Exercise »
Find each line with "seaborn" and copy it.

Supplied material »
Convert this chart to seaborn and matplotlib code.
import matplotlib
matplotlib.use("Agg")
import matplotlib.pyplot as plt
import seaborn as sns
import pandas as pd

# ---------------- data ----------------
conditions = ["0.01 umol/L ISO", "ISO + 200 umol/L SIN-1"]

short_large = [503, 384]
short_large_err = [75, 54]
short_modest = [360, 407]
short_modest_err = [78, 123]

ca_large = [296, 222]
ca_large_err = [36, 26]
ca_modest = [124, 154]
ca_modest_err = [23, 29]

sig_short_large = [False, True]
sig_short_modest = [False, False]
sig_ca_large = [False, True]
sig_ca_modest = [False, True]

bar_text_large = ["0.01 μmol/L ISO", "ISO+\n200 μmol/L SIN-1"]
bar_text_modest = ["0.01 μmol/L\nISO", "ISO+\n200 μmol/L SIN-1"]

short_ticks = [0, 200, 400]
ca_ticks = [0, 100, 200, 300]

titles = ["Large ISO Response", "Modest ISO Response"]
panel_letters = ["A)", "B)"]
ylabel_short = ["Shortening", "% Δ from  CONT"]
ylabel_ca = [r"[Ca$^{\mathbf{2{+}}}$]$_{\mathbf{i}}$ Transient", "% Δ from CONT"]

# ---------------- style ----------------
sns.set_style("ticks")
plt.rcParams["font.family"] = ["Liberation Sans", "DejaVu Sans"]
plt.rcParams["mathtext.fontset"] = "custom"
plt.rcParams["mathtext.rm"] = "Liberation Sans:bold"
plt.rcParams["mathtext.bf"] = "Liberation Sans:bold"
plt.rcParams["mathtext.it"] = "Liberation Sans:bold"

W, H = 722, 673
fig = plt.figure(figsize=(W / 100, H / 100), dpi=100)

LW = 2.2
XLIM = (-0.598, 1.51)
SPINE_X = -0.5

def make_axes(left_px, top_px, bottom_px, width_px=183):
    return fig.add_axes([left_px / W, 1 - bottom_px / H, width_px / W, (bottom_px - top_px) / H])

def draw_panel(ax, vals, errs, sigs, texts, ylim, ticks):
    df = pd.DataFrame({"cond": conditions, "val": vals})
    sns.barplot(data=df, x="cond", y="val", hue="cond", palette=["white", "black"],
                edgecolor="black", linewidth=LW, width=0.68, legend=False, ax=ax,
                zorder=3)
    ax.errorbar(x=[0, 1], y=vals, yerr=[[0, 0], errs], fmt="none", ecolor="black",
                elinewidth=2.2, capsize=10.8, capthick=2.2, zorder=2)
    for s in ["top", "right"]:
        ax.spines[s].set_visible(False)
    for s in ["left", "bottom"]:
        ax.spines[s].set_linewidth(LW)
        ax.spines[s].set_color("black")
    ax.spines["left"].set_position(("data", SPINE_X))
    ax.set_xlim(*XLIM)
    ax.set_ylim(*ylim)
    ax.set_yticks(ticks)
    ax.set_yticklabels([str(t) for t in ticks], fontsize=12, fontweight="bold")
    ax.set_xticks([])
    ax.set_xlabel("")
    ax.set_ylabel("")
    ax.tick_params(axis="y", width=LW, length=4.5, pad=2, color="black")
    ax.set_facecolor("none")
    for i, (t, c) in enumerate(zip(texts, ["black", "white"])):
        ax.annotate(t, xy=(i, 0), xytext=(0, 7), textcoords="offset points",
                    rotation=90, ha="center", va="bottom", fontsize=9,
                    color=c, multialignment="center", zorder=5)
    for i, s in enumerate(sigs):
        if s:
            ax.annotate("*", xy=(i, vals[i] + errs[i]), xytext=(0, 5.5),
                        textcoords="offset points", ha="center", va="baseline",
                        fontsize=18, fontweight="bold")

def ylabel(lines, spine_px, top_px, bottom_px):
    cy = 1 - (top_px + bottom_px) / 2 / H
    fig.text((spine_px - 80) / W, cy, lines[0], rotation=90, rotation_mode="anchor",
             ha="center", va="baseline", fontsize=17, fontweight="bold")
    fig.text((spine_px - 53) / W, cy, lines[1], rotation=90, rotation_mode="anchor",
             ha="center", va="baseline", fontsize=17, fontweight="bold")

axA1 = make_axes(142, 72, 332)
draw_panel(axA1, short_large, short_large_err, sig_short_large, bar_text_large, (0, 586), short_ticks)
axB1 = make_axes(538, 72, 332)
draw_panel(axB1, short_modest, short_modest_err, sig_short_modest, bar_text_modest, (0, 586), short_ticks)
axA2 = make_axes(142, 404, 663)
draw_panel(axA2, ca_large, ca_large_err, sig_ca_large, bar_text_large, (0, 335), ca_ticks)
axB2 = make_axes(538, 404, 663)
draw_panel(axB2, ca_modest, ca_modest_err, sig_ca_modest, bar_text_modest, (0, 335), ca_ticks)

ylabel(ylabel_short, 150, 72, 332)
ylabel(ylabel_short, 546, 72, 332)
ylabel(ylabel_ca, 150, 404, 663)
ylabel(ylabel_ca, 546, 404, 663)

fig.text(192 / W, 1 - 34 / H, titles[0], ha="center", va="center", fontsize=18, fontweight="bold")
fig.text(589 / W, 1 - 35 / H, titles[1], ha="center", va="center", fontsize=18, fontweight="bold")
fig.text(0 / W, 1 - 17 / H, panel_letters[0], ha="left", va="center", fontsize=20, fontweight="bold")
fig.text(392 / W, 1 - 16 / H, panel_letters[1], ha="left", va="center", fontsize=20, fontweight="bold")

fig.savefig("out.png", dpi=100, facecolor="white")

Response to the task »
Convert this chart to seaborn and matplotlib code.
import seaborn as sns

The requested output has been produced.